While there are global influences that have seen prices soften in the last one month or so, the other reason is that the assumptions made by the domestic trade are incorrect.
The numbers
First, let’s talk about the numbers. The Cotton Advisory Board (CAB) assumes that the Indian cotton season opened with a carry-forward stock of 52 lakh bales (each bale is 170 kg) in October 2015. It is known that the government bought a record 88 lakh bales of cotton last season under its support mechanism. Carry-forward stock at the beginning of July 2015 was around 151 lakh bales, including 70 lakh bales with the Cotton Corporation of India (CCI). Close to 47 lakh bales were sold by CCI during July to September. In the last three months, India consumed close to 76 lakh bales, exported around nine lakh bales and imported five lakh bales, based on official numbers from government agencies.
Supply heaviness
If you crunch the above numbers to get at the stock, it is difficult to see how the CAB derives its 52 lakh bales figure.
The only possible explanation is that CAB assumes that cotton once sold by the CCI is consumed.
But the fact is that the cotton thus sold merely changed hands, and remains in CCI warehouses long after the new season began. Based on the numbers, Edelweiss Agri Research (EAR) estimates that India opened the new season with a record opening stock of around 77 lakh bales.
It was this extreme supply heaviness that has resulted in cotton prices dipping below the Minimum Support Prices in many regions. The CCI ended up buying a little over eight lakh bales in the 2015-16 season.
For the current season, the crop numbers are estimated anywhere between 310 and 340 lakh bales. Edelweiss estimates that the current crop would be at 335 lakh bales.
Indian prices could see a disconnect from global prices in response to the relatively tight balance sheet this season. But the upside will be limited due to very negative global cues.
China impact
China has once again emerged as a game changer for cotton as it has for other commodities. Cotton prices in China have fallen sharply and Zhengzhou Cotton Futures (ZCE) first month contract is trading very close to its all-time low made in November 2008 at 10,180. Indications are that China, the largest importer of cotton till 2014-15, could potentially re-emerge as an exporter.

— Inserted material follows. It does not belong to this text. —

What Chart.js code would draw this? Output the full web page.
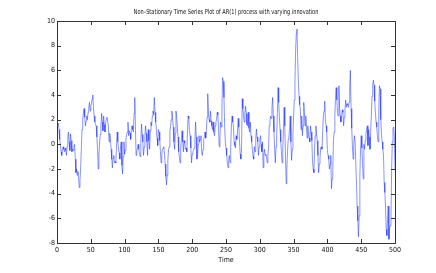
<!DOCTYPE html>
<html>
<head>
<meta charset="utf-8">
<script src="https://cdn.jsdelivr.net/npm/chart.js@4.4.0/dist/chart.umd.min.js"></script>
<style>
  html, body { margin: 0; padding: 0; background: #fff; }
  #chart { display: block; }
</style>
</head>
<body>
<canvas id="chart" width="436" height="273"></canvas>
<script>
const titleText = "Non\u2013Stationary Time Series Plot of AR(1) process with varying innovation";
const xLabel = "Time";
const xTicks = [0, 50, 100, 150, 200, 250, 300, 350, 400, 450, 500];
const yTicks = [-8, -6, -4, -2, 0, 2, 4, 6, 8, 10];

// series, 50 steps per block
const block1 = [1.5, 1.7, 1.2, 0.4, 0.0, -0.6, -0.9, -0.5, -0.2, -0.4, -0.6, -0.3, -0.5, -0.9, -0.2, 0.6, 1.0, 0.2, -0.5, 0.85,
  0.3, -0.6, -0.4, -0.5, -0.2, 0.0, -1.2, -2.3, -2.0, -2.5, -2.2, -2.8, -3.5, -2.9, -1.9, -0.4, 1.2, 2.05, 2.5, 2.9,
  2.2, 1.5, 1.9, 2.3, 2.0, 2.6, 3.0, 3.4, 2.7, 3.1];
const block2 = [3.3, 3.7, 4.0, 2.9, 2.3, 1.8, 1.6, 1.5, 0.6, -0.4, -2.0, -0.8, 0.1, 0.8, 1.5, 2.5, 1.8, 1.1, 2.3, 1.6,
  1.0, 1.8, 2.0, 2.2, 2.2, 1.5, 0.2, 0.9, 0.5, -0.4, -1.2, -1.9, -1.1, -0.9, -1.5, -1.4, -1.5, -0.2, 1.0, 0.2,
  -0.4, -0.7, -1.2, -0.2, 0.2, -1.7, -2.4, -1.0, 0.2, -0.8];
const block3 = [-0.5, 0.4, 0.8, 1.0, 1.8, 0.7, 1.1, 0.9, 0.4, 1.2, 1.5, 1.2, 1.0, 2.5, 3.8, 1.5, -0.9, -0.6, -0.3, 0.0,
  -0.4, -0.7, -1.0, 0.3, 1.65, 0.8, 0.2, -0.9, -0.2, 0.6, 1.5, 0.9, 0.2, -0.9, 1.2, 0.3, -0.4, 1.1, 1.8, 1.5,
  2.3, 2.7, 2.4, 3.8, 2.6, 1.8, 1.2, 0.5, -0.1, 1.2];
const block4 = [1.0, 0.3, -0.6, -1.5, -0.8, -0.4, -0.3, -0.2, -0.8, -1.6, -2.6, -3.3, -2.5, -1.3, -0.4, -0.2, 1.1, 1.4, 2.0, 2.7,
  2.1, 1.4, 0.2, -0.4, 0.9, 2.7, 2.3, 1.5, 0.6, -0.6, -1.0, -1.5, -0.4, 0.4, 1.1, 0.2, -0.6, 0.3, 0.1, -0.4,
  -0.3, -0.6, 1.0, 2.3, 2.1, 1.0, 0.7, -0.3, -1.5, -0.8];
const block5 = [-0.6, -0.5, -0.3, 0.4, 1.8, 0.6, -1.2, -0.9, 0.0, 0.7, 0.2, 0.4, 0.7, -0.6, -0.9, -0.4, 0.4, 0.6, 1.0, 0.5,
  1.2, 2.2, 4.1, 2.5, 2.0, 1.8, 2.7, 1.9, 1.5, 1.2, 1.8, 1.0, 0.7, 1.5, 1.8, 2.0, 2.6, 2.4, 1.2, -0.2,
  0.5, 1.8, 1.4, 3.0, 5.4, 5.1, 3.8, 1.5, 0.2, -0.3];
const block6 = [-0.9, -1.5, -1.9, -1.2, -0.9, -1.5, -0.2, 1.5, 2.3, 1.8, 1.5, 0.2, -0.1, -0.3, 0.7, 0.4, 1.0, 2.1, 1.4, 0.2,
  -0.8, -1.2, -0.4, 3.7, 2.9, 2.3, 1.8, 2.6, 3.1, 2.5, 1.6, 1.5, 2.6, 1.3, 1.0, 1.8, 0.7, 0.2, -0.4, -1.0,
  -1.2, -0.2, -0.6, 0.4, 1.25, 0.6, 0.2, -0.9, -0.2, 0.3];
const block7 = [0.7, 0.0, -0.6, 0.2, -1.9, -0.8, -0.4, -0.9, -0.8, -1.0, -1.5, -0.9, -0.2, 1.5, 1.8, 2.3, 2.1, 3.0, 3.8, 2.3,
  1.0, -0.4, -1.5, -0.2, 0.7, 2.5, 4.6, 3.4, 2.2, 1.2, 0.2, -0.6, -1.5, -0.3, 1.2, 3.0, 1.5, -1.0, -3.2, -2.0,
  -0.6, 0.4, 0.6, 1.2, 2.3, 0.2, -1.3, -0.4, 0.8, 2.3];
const block8 = [3.6, 5.0, 7.7, 9.0, 9.35, 7.0, 5.2, 3.9, 3.2, 2.8, 1.2, 2.3, 0.7, 1.5, 3.4, 2.6, 1.5, 2.3, 1.4, 0.5,
  1.5, 0.8, 0.5, 0.2, 1.5, 1.0, 0.3, -1.4, -2.0, -2.3, -0.5, 0.7, 1.5, 0.8, 0.3, -0.9, -2.3, -1.6, -1.2, -0.3,
  -0.2, -0.4, 1.0, 2.3, 2.7, 3.5, 2.0, 1.5, 1.0, -0.5];
const block9 = [-0.9, -1.2, -2.0, -1.6, -0.9, -3.6, -2.8, -2.0, 0.4, 1.0, 2.3, 3.8, 4.6, 3.6, 2.5, 2.3, 4.75, 3.0, 2.3, 1.8,
  2.3, 2.8, 2.6, 1.5, 2.2, 2.8, 3.6, 3.0, 3.3, 3.2, 3.0, 3.4, 4.75, 6.0, 2.9, 1.3, -0.2, -1.2, 0.0, 0.7,
  0.2, 0.2, -3.1, -5.0, -6.2, -7.5, -5.8, -2.6, -0.5, 0.7];
const block10 = [-0.3, -1.6, -2.8, 0.0, -0.4, 0.3, 0.8, 1.2, 1.5, -0.1, 1.2, 0.6, -0.4, 1.0, 2.3, 3.9, 4.8, 5.2, 4.8, 3.5,
  2.6, 1.8, 1.4, 0.7, 0.2, 2.6, 4.75, 4.5, 2.0, 0.8, 0.2, -0.4, -0.9, -3.1, -3.9, -5.2, -6.9, -7.4, -6.0, -5.0,
  -7.7, -6.8, -6.6, -6.4, -2.0, 0.2, 1.25, 1.4, 0.7, -2.1];

const values = [].concat(block1, block2, block3, block4, block5, block6, block7, block8, block9, block10);
const points = values.map((v, i) => ({ x: i + 1, y: v }));

const narrow = "'Liberation Sans Narrow', 'DejaVu Sans Condensed', 'Liberation Sans', sans-serif";

// MATLAB style: box all round, ticks pointing inward on every side
const boxPlugin = {
  id: "box",
  afterDraw(chart) {
    const ctx = chart.ctx;
    const a = chart.chartArea;
    const xs = chart.scales.x;
    const ys = chart.scales.y;
    ctx.save();
    ctx.strokeStyle = "#333";
    ctx.lineWidth = 1;
    ctx.strokeRect(Math.round(a.left) + 0.5, Math.round(a.top) + 0.5,
      Math.round(a.right - a.left), Math.round(a.bottom - a.top));
    ctx.beginPath();
    xTicks.forEach(t => {
      const px = Math.round(xs.getPixelForValue(t)) + 0.5;
      ctx.moveTo(px, a.bottom); ctx.lineTo(px, a.bottom - 4);
      ctx.moveTo(px, a.top); ctx.lineTo(px, a.top + 4);
    });
    yTicks.forEach(t => {
      const py = Math.round(ys.getPixelForValue(t)) + 0.5;
      ctx.moveTo(a.left, py); ctx.lineTo(a.left + 4, py);
      ctx.moveTo(a.right, py); ctx.lineTo(a.right - 4, py);
    });
    ctx.stroke();
    // title, squeezed to the narrow width of the original
    ctx.fillStyle = "#111";
    ctx.font = "7px " + narrow;
    ctx.textAlign = "center";
    ctx.textBaseline = "middle";
    ctx.translate((a.left + a.right) / 2, 12);
    ctx.scale(0.8, 1);
    ctx.fillText(titleText, 0, 0);
    ctx.restore();
  }
};

new Chart(document.getElementById("chart"), {
  type: "line",
  data: {
    datasets: [{
      data: points,
      borderColor: "rgb(20,40,255)",
      borderWidth: 0.5,
      pointRadius: 0,
      tension: 0,
      fill: false
    }]
  },
  options: {
    responsive: false,
    animation: false,
    layout: { padding: { top: 21, right: 41, left: 0, bottom: 0 } },
    plugins: { legend: { display: false }, tooltip: { enabled: false } },
    scales: {
      x: {
        type: "linear",
        min: 0, max: 500,
        afterBuildTicks: s => { s.ticks = xTicks.map(v => ({ value: v })); },
        afterFit: s => { s.height = 30; },
        grid: { display: false, drawTicks: false },
        border: { display: false },
        ticks: { padding: 3, color: "#111", font: { family: narrow, size: 7 }, maxRotation: 0 },
        title: { display: true, text: xLabel, color: "#111", font: { family: narrow, size: 7 }, padding: { top: 0, bottom: 9 } }
      },
      y: {
        min: -8, max: 10,
        afterBuildTicks: s => { s.ticks = yTicks.map(v => ({ value: v })); },
        afterFit: s => { s.width = 57; },
        grid: { display: false, drawTicks: false },
        border: { display: false },
        ticks: { padding: 2, color: "#111", font: { family: narrow, size: 7 } }
      }
    }
  },
  plugins: [boxPlugin]
});
</script>
</body>
</html>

The last time China emerged as a major exporter was in the season 1999-2000 when it exported close to 24 lakh bales. And in October 2001, ICE cotton futures touched an all-time low of 28.20 cents a pound!

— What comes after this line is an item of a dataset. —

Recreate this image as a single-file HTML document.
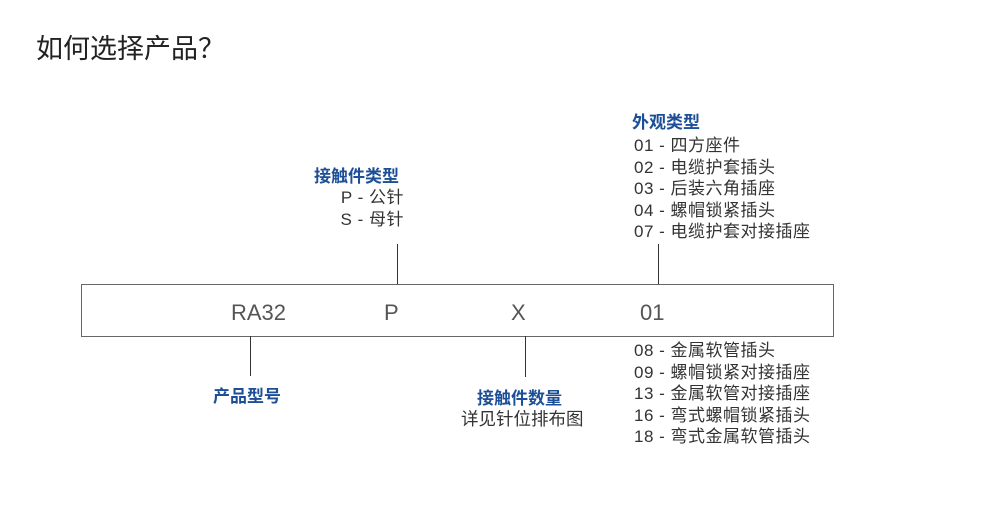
<!DOCTYPE html>
<html><head><meta charset="utf-8"><style>
body{margin:0;width:1000px;height:520px;background:#fff;position:relative;overflow:hidden;font-family:"Liberation Sans","Noto Sans CJK SC",sans-serif;color:#333}
.a{position:absolute;white-space:nowrap}
.b{color:#1d4f97;font-weight:bold;font-size:17px}
.t{font-size:17px;line-height:21.6px;letter-spacing:0.5px}
.v{font-size:22px;color:#555;top:300px}
.l{position:absolute;width:1px;background:#333}
</style></head><body>
<div class="a" style="left:36px;top:27px;font-size:27px;color:#222">如何选择产品？</div>
<div class="a" style="left:81px;top:284px;width:751px;height:51px;border:1px solid #666"></div>
<div class="a v" style="left:231px">RA32</div>
<div class="a v" style="left:384px">P</div>
<div class="a v" style="left:511px">X</div>
<div class="a v" style="left:640px">01</div>
<div class="l" style="left:397px;top:244px;height:40px"></div>
<div class="l" style="left:658px;top:244px;height:40px"></div>
<div class="l" style="left:250px;top:336px;height:40px"></div>
<div class="l" style="left:525px;top:336px;height:41px"></div>
<div class="a b" style="left:314px;top:162px">接触件类型</div>
<div class="a t" style="right:596px;top:187px;text-align:right">P - 公针<br>S - 母针</div>
<div class="a b" style="left:632px;top:108px">外观类型</div>
<div class="a t" style="left:634px;top:135px">01 - 四方座件<br>02 - 电缆护套插头<br>03 - 后装六角插座<br>04 - 螺帽锁紧插头<br>07 - 电缆护套对接插座</div>
<div class="a t" style="left:634px;top:340px">08 - 金属软管插头<br>09 - 螺帽锁紧对接插座<br>13 - 金属软管对接插座<br>16 - 弯式螺帽锁紧插头<br>18 - 弯式金属软管插头</div>
<div class="a b" style="left:213px;top:382px">产品型号</div>
<div class="a b" style="left:477px;top:384px">接触件数量</div>
<div class="a" style="left:461px;top:406px;font-size:17.5px">详见针位排布图</div>
</body></html>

The macro-economic scenario remains as messy today as it was back then. But there are stark differences as well. According to IMF data, China, back then a $1-trillion economy, was seventh-largest in the world. Today, it is an $11-trillion economy and exponential growth looks unlikely from hereon. So, China is in a Catch-22 situation. China is now bound by mandatory imports of close to 53 lakh bales of cotton under the WTO. And the stocks with China are much higher than before.
In this backdrop, the global cotton crop could rebound in the next season as the weather turns normal world-over and the alternate crops look even less attractive. Clearly, cotton price woes are far from over.